Which part is just a temporary change - in the short run

The monthly generation record set this spring was actually just temporary. While all the long-run trends above are reducing reliance on coal generation, the reason it dipped to being lower than natural gas is the routine maintenance that occurs in spring time--which is a relatively good time to take power plants offline for maintenance (because electricity needs are not at their highest summertime levels yet). This happened in April 2012 when coal generation came very close to falling below natural gas generation--but then almost instantly returned be the top generator. This monthly variation is typical: we often see a spring dip in coal generation and jump from natural gas generation.

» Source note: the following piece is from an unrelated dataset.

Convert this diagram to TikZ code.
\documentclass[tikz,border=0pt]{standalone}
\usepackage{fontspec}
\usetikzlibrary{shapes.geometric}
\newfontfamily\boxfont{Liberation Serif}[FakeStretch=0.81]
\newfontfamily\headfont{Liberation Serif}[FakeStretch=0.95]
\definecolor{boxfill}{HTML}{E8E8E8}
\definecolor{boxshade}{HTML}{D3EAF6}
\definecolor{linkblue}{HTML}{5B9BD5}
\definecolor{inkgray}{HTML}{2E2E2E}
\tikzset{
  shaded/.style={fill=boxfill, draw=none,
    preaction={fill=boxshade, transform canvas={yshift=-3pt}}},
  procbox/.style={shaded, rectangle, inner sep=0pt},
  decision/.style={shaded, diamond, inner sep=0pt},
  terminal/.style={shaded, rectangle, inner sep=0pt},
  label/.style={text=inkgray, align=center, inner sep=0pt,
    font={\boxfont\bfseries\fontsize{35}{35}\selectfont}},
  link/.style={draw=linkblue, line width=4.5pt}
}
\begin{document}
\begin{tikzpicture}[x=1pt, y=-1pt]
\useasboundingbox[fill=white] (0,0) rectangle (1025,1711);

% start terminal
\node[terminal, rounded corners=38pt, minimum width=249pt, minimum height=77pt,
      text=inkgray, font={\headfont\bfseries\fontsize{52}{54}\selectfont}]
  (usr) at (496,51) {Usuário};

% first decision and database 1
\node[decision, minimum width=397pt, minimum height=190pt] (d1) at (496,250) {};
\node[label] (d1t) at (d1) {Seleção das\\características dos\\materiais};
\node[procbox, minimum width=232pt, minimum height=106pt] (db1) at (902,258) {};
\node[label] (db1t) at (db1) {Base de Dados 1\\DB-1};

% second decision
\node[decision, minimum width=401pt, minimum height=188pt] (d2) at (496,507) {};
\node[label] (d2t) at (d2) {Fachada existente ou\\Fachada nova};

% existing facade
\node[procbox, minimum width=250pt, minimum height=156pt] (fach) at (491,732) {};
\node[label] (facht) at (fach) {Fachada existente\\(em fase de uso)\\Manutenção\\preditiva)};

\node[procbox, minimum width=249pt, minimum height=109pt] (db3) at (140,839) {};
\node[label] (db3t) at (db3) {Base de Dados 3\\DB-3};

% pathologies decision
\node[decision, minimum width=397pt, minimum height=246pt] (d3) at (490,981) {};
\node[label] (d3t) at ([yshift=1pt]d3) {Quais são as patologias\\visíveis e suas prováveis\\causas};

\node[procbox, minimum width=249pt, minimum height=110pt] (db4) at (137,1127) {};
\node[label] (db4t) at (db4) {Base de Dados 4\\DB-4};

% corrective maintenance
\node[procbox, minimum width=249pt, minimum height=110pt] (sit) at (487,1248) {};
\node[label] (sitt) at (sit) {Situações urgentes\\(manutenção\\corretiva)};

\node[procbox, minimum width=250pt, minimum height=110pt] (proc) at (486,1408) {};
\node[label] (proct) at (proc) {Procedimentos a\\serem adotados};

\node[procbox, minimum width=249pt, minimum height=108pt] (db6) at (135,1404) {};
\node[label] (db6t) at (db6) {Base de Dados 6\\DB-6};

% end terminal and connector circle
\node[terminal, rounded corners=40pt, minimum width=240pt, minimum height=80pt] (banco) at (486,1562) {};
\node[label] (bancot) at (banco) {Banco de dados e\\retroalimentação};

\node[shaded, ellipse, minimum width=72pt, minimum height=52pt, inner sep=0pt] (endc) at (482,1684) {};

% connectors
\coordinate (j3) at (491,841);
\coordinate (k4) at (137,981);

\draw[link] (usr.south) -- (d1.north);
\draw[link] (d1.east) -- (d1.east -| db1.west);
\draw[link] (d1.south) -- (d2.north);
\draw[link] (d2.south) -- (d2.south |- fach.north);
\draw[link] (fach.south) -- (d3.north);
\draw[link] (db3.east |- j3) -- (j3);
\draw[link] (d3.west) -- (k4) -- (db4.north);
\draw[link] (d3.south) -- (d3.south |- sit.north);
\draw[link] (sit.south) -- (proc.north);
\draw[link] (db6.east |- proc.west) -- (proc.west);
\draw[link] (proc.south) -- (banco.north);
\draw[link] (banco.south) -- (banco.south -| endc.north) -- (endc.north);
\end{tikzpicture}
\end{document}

Percent of U.S. Electricity Generation from Coal and Gas, by Month

Figure 4 - Monthly Coal v Nat Gas v2.png

Still, the iceberg beneath the headlines is worth paying attention to.

What's ahead

In the future, we'll need to be setting permanent, not temporary, records about how coal is surpassed by cleaner alternatives. (And NRDC will be working hard to make sure that those alternatives are renewables and efficiency.) That's especially true because the records being set about the planet's warming--like the fact that we are suffering from more "billion-dollar weather events" than ever before, or that the first half of this year has been the hottest since humans began keeping track--are not of the fleeting variety. The persistence of carbon in breaking atmospheric records compels us to accelerate this energy transformation.